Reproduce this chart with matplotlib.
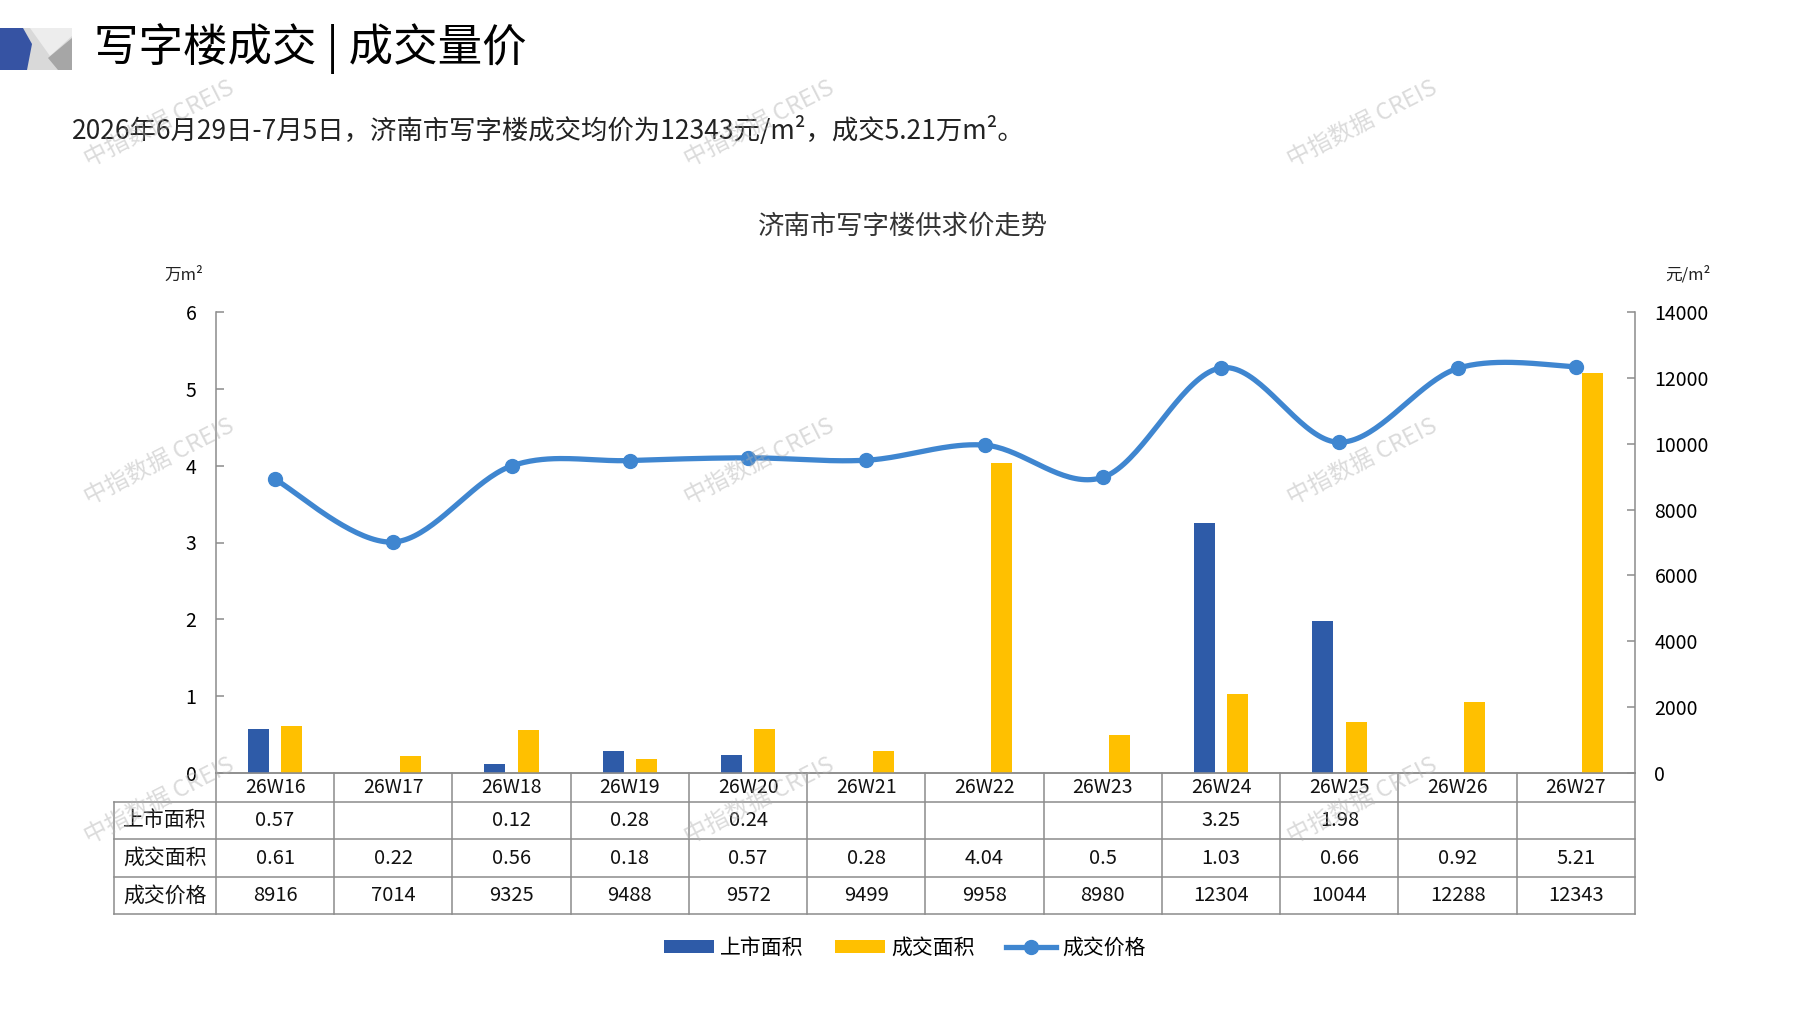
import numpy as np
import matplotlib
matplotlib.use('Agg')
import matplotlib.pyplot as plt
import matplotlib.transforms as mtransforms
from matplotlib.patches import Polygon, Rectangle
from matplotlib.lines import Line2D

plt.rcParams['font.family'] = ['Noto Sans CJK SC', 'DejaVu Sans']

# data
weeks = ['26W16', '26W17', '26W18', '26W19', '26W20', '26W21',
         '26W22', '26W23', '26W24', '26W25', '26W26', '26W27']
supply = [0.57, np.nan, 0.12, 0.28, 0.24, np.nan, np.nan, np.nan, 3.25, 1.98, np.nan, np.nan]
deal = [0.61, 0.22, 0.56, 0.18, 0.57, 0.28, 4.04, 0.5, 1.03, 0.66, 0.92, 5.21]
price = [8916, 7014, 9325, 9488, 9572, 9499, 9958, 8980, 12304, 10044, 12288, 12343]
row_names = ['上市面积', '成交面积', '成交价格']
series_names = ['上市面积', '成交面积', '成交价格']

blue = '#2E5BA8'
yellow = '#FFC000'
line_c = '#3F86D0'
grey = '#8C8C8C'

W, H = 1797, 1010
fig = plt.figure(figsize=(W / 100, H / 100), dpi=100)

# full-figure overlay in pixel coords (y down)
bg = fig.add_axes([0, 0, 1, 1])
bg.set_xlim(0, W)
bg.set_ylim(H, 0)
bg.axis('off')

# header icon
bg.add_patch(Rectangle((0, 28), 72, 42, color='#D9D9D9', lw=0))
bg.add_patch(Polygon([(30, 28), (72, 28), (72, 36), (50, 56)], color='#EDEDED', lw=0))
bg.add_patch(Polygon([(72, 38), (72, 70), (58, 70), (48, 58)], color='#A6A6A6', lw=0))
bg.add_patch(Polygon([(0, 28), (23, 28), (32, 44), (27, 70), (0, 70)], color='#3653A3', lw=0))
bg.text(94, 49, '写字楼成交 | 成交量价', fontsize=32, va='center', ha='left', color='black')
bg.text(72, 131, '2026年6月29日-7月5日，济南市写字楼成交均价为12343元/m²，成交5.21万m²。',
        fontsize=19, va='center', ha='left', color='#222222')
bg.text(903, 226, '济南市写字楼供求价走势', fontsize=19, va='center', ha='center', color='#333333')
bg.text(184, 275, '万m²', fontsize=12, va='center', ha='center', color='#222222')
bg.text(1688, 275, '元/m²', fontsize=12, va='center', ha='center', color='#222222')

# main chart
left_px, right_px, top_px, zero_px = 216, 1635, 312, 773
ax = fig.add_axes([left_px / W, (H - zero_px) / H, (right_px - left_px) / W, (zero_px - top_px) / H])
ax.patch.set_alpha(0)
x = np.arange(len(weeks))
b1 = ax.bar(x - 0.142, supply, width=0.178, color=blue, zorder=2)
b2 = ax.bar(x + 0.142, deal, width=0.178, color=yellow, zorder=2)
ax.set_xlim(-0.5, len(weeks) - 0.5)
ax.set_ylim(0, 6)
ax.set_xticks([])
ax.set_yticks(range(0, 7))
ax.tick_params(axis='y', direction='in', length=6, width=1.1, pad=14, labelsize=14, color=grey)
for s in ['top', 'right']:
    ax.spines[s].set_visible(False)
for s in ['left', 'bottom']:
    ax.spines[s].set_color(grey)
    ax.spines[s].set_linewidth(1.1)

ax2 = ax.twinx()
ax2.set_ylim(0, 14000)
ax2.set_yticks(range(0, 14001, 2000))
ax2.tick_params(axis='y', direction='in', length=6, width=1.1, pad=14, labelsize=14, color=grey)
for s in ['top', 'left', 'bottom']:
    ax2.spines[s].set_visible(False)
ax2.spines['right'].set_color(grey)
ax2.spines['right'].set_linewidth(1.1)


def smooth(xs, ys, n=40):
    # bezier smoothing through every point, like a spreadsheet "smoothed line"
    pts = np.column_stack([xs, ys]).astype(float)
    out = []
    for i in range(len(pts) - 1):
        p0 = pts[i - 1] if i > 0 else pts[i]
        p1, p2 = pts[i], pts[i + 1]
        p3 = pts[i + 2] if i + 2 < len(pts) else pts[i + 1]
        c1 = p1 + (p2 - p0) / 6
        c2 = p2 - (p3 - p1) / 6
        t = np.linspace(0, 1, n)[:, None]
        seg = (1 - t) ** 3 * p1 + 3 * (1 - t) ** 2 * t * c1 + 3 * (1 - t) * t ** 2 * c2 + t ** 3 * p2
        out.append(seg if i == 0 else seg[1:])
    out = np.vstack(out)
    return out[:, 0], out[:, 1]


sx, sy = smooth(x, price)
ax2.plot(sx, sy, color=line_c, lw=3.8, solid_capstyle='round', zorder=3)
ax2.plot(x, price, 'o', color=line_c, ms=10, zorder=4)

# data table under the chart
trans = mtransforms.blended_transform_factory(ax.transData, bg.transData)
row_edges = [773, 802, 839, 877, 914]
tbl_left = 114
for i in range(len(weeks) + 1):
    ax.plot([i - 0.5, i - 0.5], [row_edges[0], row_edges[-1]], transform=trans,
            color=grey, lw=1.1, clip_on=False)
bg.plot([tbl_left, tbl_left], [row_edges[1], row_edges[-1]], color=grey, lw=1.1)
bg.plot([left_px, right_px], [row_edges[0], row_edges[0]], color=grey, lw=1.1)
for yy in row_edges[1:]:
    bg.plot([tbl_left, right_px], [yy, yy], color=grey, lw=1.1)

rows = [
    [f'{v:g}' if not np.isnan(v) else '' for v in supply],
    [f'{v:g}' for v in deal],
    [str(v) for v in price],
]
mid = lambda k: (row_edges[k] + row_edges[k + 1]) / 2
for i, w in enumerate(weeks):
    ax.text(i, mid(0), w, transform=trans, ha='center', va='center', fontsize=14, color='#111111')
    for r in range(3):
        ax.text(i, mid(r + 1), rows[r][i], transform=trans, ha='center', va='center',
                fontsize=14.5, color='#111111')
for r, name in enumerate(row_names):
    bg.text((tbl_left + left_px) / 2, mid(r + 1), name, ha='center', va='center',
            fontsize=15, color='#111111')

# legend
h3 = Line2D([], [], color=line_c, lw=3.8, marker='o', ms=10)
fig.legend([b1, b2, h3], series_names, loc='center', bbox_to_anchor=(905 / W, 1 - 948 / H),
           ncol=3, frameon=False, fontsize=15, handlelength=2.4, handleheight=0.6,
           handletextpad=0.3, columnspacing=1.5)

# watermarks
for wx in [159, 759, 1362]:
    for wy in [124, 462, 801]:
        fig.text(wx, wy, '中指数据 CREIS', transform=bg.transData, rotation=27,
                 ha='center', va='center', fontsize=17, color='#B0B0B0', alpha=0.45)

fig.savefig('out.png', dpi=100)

--

Problem requirements: Return each line exactly as written. Any picture gets left out.

Final answer:
Reproduce this chart with matplotlib.
import numpy as np
import matplotlib
matplotlib.use('Agg')
import matplotlib.pyplot as plt
import matplotlib.transforms as mtransforms
from matplotlib.patches import Polygon, Rectangle
from matplotlib.lines import Line2D

plt.rcParams['font.family'] = ['Noto Sans CJK SC', 'DejaVu Sans']

# data
weeks = ['26W16', '26W17', '26W18', '26W19', '26W20', '26W21',
         '26W22', '26W23', '26W24', '26W25', '26W26', '26W27']
supply = [0.57, np.nan, 0.12, 0.28, 0.24, np.nan, np.nan, np.nan, 3.25, 1.98, np.nan, np.nan]
deal = [0.61, 0.22, 0.56, 0.18, 0.57, 0.28, 4.04, 0.5, 1.03, 0.66, 0.92, 5.21]
price = [8916, 7014, 9325, 9488, 9572, 9499, 9958, 8980, 12304, 10044, 12288, 12343]
row_names = ['上市面积', '成交面积', '成交价格']
series_names = ['上市面积', '成交面积', '成交价格']

blue = '#2E5BA8'
yellow = '#FFC000'
line_c = '#3F86D0'
grey = '#8C8C8C'

W, H = 1797, 1010
fig = plt.figure(figsize=(W / 100, H / 100), dpi=100)

# full-figure overlay in pixel coords (y down)
bg = fig.add_axes([0, 0, 1, 1])
bg.set_xlim(0, W)
bg.set_ylim(H, 0)
bg.axis('off')

# header icon
bg.add_patch(Rectangle((0, 28), 72, 42, color='#D9D9D9', lw=0))
bg.add_patch(Polygon([(30, 28), (72, 28), (72, 36), (50, 56)], color='#EDEDED', lw=0))
bg.add_patch(Polygon([(72, 38), (72, 70), (58, 70), (48, 58)], color='#A6A6A6', lw=0))
bg.add_patch(Polygon([(0, 28), (23, 28), (32, 44), (27, 70), (0, 70)], color='#3653A3', lw=0))
bg.text(94, 49, '写字楼成交 | 成交量价', fontsize=32, va='center', ha='left', color='black')
bg.text(72, 131, '2026年6月29日-7月5日，济南市写字楼成交均价为12343元/m²，成交5.21万m²。',
        fontsize=19, va='center', ha='left', color='#222222')
bg.text(903, 226, '济南市写字楼供求价走势', fontsize=19, va='center', ha='center', color='#333333')
bg.text(184, 275, '万m²', fontsize=12, va='center', ha='center', color='#222222')
bg.text(1688, 275, '元/m²', fontsize=12, va='center', ha='center', color='#222222')

# main chart
left_px, right_px, top_px, zero_px = 216, 1635, 312, 773
ax = fig.add_axes([left_px / W, (H - zero_px) / H, (right_px - left_px) / W, (zero_px - top_px) / H])
ax.patch.set_alpha(0)
x = np.arange(len(weeks))
b1 = ax.bar(x - 0.142, supply, width=0.178, color=blue, zorder=2)
b2 = ax.bar(x + 0.142, deal, width=0.178, color=yellow, zorder=2)
ax.set_xlim(-0.5, len(weeks) - 0.5)
ax.set_ylim(0, 6)
ax.set_xticks([])
ax.set_yticks(range(0, 7))
ax.tick_params(axis='y', direction='in', length=6, width=1.1, pad=14, labelsize=14, color=grey)
for s in ['top', 'right']:
    ax.spines[s].set_visible(False)
for s in ['left', 'bottom']:
    ax.spines[s].set_color(grey)
    ax.spines[s].set_linewidth(1.1)

ax2 = ax.twinx()
ax2.set_ylim(0, 14000)
ax2.set_yticks(range(0, 14001, 2000))
ax2.tick_params(axis='y', direction='in', length=6, width=1.1, pad=14, labelsize=14, color=grey)
for s in ['top', 'left', 'bottom']:
    ax2.spines[s].set_visible(False)
ax2.spines['right'].set_color(grey)
ax2.spines['right'].set_linewidth(1.1)


def smooth(xs, ys, n=40):
    # bezier smoothing through every point, like a spreadsheet "smoothed line"
    pts = np.column_stack([xs, ys]).astype(float)
    out = []
    for i in range(len(pts) - 1):
        p0 = pts[i - 1] if i > 0 else pts[i]
        p1, p2 = pts[i], pts[i + 1]
        p3 = pts[i + 2] if i + 2 < len(pts) else pts[i + 1]
        c1 = p1 + (p2 - p0) / 6
        c2 = p2 - (p3 - p1) / 6
        t = np.linspace(0, 1, n)[:, None]
        seg = (1 - t) ** 3 * p1 + 3 * (1 - t) ** 2 * t * c1 + 3 * (1 - t) * t ** 2 * c2 + t ** 3 * p2
        out.append(seg if i == 0 else seg[1:])
    out = np.vstack(out)
    return out[:, 0], out[:, 1]


sx, sy = smooth(x, price)
ax2.plot(sx, sy, color=line_c, lw=3.8, solid_capstyle='round', zorder=3)
ax2.plot(x, price, 'o', color=line_c, ms=10, zorder=4)

# data table under the chart
trans = mtransforms.blended_transform_factory(ax.transData, bg.transData)
row_edges = [773, 802, 839, 877, 914]
tbl_left = 114
for i in range(len(weeks) + 1):
    ax.plot([i - 0.5, i - 0.5], [row_edges[0], row_edges[-1]], transform=trans,
            color=grey, lw=1.1, clip_on=False)
bg.plot([tbl_left, tbl_left], [row_edges[1], row_edges[-1]], color=grey, lw=1.1)
bg.plot([left_px, right_px], [row_edges[0], row_edges[0]], color=grey, lw=1.1)
for yy in row_edges[1:]:
    bg.plot([tbl_left, right_px], [yy, yy], color=grey, lw=1.1)

rows = [
    [f'{v:g}' if not np.isnan(v) else '' for v in supply],
    [f'{v:g}' for v in deal],
    [str(v) for v in price],
]
mid = lambda k: (row_edges[k] + row_edges[k + 1]) / 2
for i, w in enumerate(weeks):
    ax.text(i, mid(0), w, transform=trans, ha='center', va='center', fontsize=14, color='#111111')
    for r in range(3):
        ax.text(i, mid(r + 1), rows[r][i], transform=trans, ha='center', va='center',
                fontsize=14.5, color='#111111')
for r, name in enumerate(row_names):
    bg.text((tbl_left + left_px) / 2, mid(r + 1), name, ha='center', va='center',
            fontsize=15, color='#111111')

# legend
h3 = Line2D([], [], color=line_c, lw=3.8, marker='o', ms=10)
fig.legend([b1, b2, h3], series_names, loc='center', bbox_to_anchor=(905 / W, 1 - 948 / H),
           ncol=3, frameon=False, fontsize=15, handlelength=2.4, handleheight=0.6,
           handletextpad=0.3, columnspacing=1.5)

# watermarks
for wx in [159, 759, 1362]:
    for wy in [124, 462, 801]:
        fig.text(wx, wy, '中指数据 CREIS', transform=bg.transData, rotation=27,
                 ha='center', va='center', fontsize=17, color='#B0B0B0', alpha=0.45)

fig.savefig('out.png', dpi=100)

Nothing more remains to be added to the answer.